■ What you have to do: Only the lines from the start of the data to the line containing "d3.scaleLinear().domain([1, 2.8]).range([plotBottom, plotTop]);", both included, should be output, exactly and without pictures.

■ Material provided:

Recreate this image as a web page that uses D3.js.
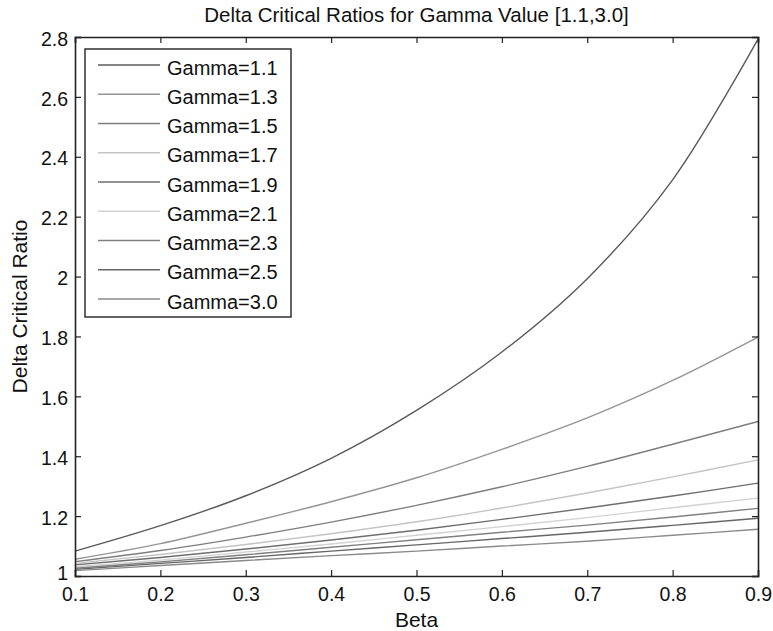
<!DOCTYPE html>
<html>
<head>
<meta charset="utf-8">
<script src="https://cdn.jsdelivr.net/npm/d3@7"></script>
<style>
  html, body { margin: 0; padding: 0; background: #fff; }
  svg { display: block; font-family: "Liberation Sans", Arial, sans-serif; }
</style>
</head>
<body>
<svg id="chart" width="773" height="631"></svg>
<script>
// Beta values sampled along the x axis
const beta = [0.1, 0.2, 0.3, 0.4, 0.5, 0.6, 0.7, 0.8, 0.9];

// Delta critical ratio for each gamma value
const gamma11 = [1.083, 1.168, 1.268, 1.393, 1.553, 1.748, 1.993, 2.323, 2.793];
const gamma13 = [1.056, 1.108, 1.176, 1.248, 1.328, 1.423, 1.528, 1.653, 1.798];
const gamma15 = [1.048, 1.085, 1.130, 1.180, 1.236, 1.298, 1.366, 1.440, 1.516];
const gamma17 = [1.042, 1.072, 1.105, 1.141, 1.181, 1.227, 1.277, 1.331, 1.388];
const gamma19 = [1.037, 1.062, 1.090, 1.120, 1.153, 1.189, 1.227, 1.267, 1.310];
const gamma21 = [1.031, 1.053, 1.080, 1.107, 1.136, 1.165, 1.195, 1.228, 1.260];
const gamma23 = [1.026, 1.047, 1.071, 1.096, 1.121, 1.146, 1.170, 1.197, 1.226];
const gamma25 = [1.022, 1.042, 1.062, 1.083, 1.104, 1.125, 1.146, 1.169, 1.193];
const gamma30 = [1.018, 1.035, 1.052, 1.068, 1.083, 1.100, 1.116, 1.136, 1.156];

const seriesNames = ["Gamma=1.1", "Gamma=1.3", "Gamma=1.5", "Gamma=1.7", "Gamma=1.9",
                     "Gamma=2.1", "Gamma=2.3", "Gamma=2.5", "Gamma=3.0"];
const seriesValues = [gamma11, gamma13, gamma15, gamma17, gamma19, gamma21, gamma23, gamma25, gamma30];
const seriesColors = ["#5a5a5a", "#959595", "#7e7e7e", "#c4c4c4", "#6e6e6e",
                      "#d2d2d2", "#808080", "#666666", "#8a8a8a"];

const xTicks = [0.1, 0.2, 0.3, 0.4, 0.5, 0.6, 0.7, 0.8, 0.9];
const yTicks = [1, 1.2, 1.4, 1.6, 1.8, 2, 2.2, 2.4, 2.6, 2.8];

const svg = d3.select("#chart");
const plotLeft = 75, plotRight = 758, plotTop = 37, plotBottom = 576;

const x = d3.scaleLinear().domain([0.1, 0.9]).range([plotLeft, plotRight]);
const y = d3.scaleLinear().domain([1, 2.8]).range([plotBottom, plotTop]);

// Curves
const line = d3.line()
  .x(d => x(d[0]))
  .y(d => y(d[1]))
  .curve(d3.curveCatmullRom.alpha(0.5));

svg.append("g")
  .selectAll("path")
  .data(seriesValues)
  .join("path")
  .attr("fill", "none")
  .attr("stroke", (d, i) => seriesColors[i])
  .attr("stroke-width", 1.4)
  .attr("d", vals => line(beta.map((b, j) => [b, vals[j]])));

// Axes with inward ticks on all four sides
const fmtY = d => d3.format("~g")(d);
const axisColor = "#222";

const xBottom = svg.append("g").attr("transform", `translate(0,${plotBottom})`)
  .call(d3.axisBottom(x).tickValues(xTicks).tickSize(-6).tickPadding(11).tickFormat(d3.format(".1f")));
const xTop = svg.append("g").attr("transform", `translate(0,${plotTop})`)
  .call(d3.axisTop(x).tickValues(xTicks).tickSize(-6).tickFormat(""));
const yLeft = svg.append("g").attr("transform", `translate(${plotLeft},0)`)
  .call(d3.axisLeft(y).tickValues(yTicks).tickSize(-6).tickPadding(7).tickFormat(fmtY));
const yRight = svg.append("g").attr("transform", `translate(${plotRight},0)`)
  .call(d3.axisRight(y).tickValues(yTicks).tickSize(-6).tickFormat(""));

[xBottom, xTop, yLeft, yRight].forEach(g => {
  g.select(".domain").attr("stroke", axisColor).attr("stroke-width", 1.6);
  g.selectAll(".tick line").attr("stroke", axisColor).attr("stroke-width", 1.2);
  g.selectAll(".tick text").attr("fill", "#111").attr("font-size", 19.5)
    .attr("font-family", "Liberation Sans, Arial, sans-serif");
});
// Lift the lowest y label a little so it clears the first x label
yLeft.selectAll(".tick text").attr("dy", d => d === 1 ? "0.2em" : "0.42em");

// Title and axis labels
svg.append("text")
  .attr("x", (plotLeft + plotRight) / 2).attr("y", 22)
  .attr("text-anchor", "middle").attr("font-size", 20.5).attr("fill", "#111")
  .text("Delta Critical Ratios for Gamma Value [1.1,3.0]");

svg.append("text")
  .attr("x", (plotLeft + plotRight) / 2).attr("y", 627)
  .attr("text-anchor", "middle").attr("font-size", 21).attr("fill", "#111")
  .text("Beta");

svg.append("text")
  .attr("transform", `translate(27,${(plotTop + plotBottom) / 2}) rotate(-90)`)
  .attr("text-anchor", "middle").attr("font-size", 21).attr("fill", "#111")
  .text("Delta Critical Ratio");

// Legend
const legend = svg.append("g");
legend.append("rect")
  .attr("x", 85).attr("y", 49).attr("width", 206).attr("height", 268)
  .attr("fill", "#fff").attr("stroke", "#222").attr("stroke-width", 1.4);

const rowY = i => 65 + i * 29.25;
const rows = legend.selectAll("g.row")
  .data(seriesNames)
  .join("g")
  .attr("class", "row")
  .attr("transform", (d, i) => `translate(0,${rowY(i)})`);

rows.append("line")
  .attr("x1", 98).attr("x2", 160).attr("y1", 0).attr("y2", 0)
  .attr("stroke", (d, i) => seriesColors[i]).attr("stroke-width", 1.4);

rows.append("text")
  .attr("x", 167).attr("y", 9.5)
  .attr("font-size", 20).attr("fill", "#111")
  .text(d => d);
</script>
</body>
</html>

■ Answer:
Recreate this image as a web page that uses D3.js.
<!DOCTYPE html>
<html>
<head>
<meta charset="utf-8">
<script src="https://cdn.jsdelivr.net/npm/d3@7"></script>
<style>
  html, body { margin: 0; padding: 0; background: #fff; }
  svg { display: block; font-family: "Liberation Sans", Arial, sans-serif; }
</style>
</head>
<body>
<svg id="chart" width="773" height="631"></svg>
<script>
// Beta values sampled along the x axis
const beta = [0.1, 0.2, 0.3, 0.4, 0.5, 0.6, 0.7, 0.8, 0.9];

// Delta critical ratio for each gamma value
const gamma11 = [1.083, 1.168, 1.268, 1.393, 1.553, 1.748, 1.993, 2.323, 2.793];
const gamma13 = [1.056, 1.108, 1.176, 1.248, 1.328, 1.423, 1.528, 1.653, 1.798];
const gamma15 = [1.048, 1.085, 1.130, 1.180, 1.236, 1.298, 1.366, 1.440, 1.516];
const gamma17 = [1.042, 1.072, 1.105, 1.141, 1.181, 1.227, 1.277, 1.331, 1.388];
const gamma19 = [1.037, 1.062, 1.090, 1.120, 1.153, 1.189, 1.227, 1.267, 1.310];
const gamma21 = [1.031, 1.053, 1.080, 1.107, 1.136, 1.165, 1.195, 1.228, 1.260];
const gamma23 = [1.026, 1.047, 1.071, 1.096, 1.121, 1.146, 1.170, 1.197, 1.226];
const gamma25 = [1.022, 1.042, 1.062, 1.083, 1.104, 1.125, 1.146, 1.169, 1.193];
const gamma30 = [1.018, 1.035, 1.052, 1.068, 1.083, 1.100, 1.116, 1.136, 1.156];

const seriesNames = ["Gamma=1.1", "Gamma=1.3", "Gamma=1.5", "Gamma=1.7", "Gamma=1.9",
                     "Gamma=2.1", "Gamma=2.3", "Gamma=2.5", "Gamma=3.0"];
const seriesValues = [gamma11, gamma13, gamma15, gamma17, gamma19, gamma21, gamma23, gamma25, gamma30];
const seriesColors = ["#5a5a5a", "#959595", "#7e7e7e", "#c4c4c4", "#6e6e6e",
                      "#d2d2d2", "#808080", "#666666", "#8a8a8a"];

const xTicks = [0.1, 0.2, 0.3, 0.4, 0.5, 0.6, 0.7, 0.8, 0.9];
const yTicks = [1, 1.2, 1.4, 1.6, 1.8, 2, 2.2, 2.4, 2.6, 2.8];

const svg = d3.select("#chart");
const plotLeft = 75, plotRight = 758, plotTop = 37, plotBottom = 576;

const x = d3.scaleLinear().domain([0.1, 0.9]).range([plotLeft, plotRight]);
const y = d3.scaleLinear().domain([1, 2.8]).range([plotBottom, plotTop]);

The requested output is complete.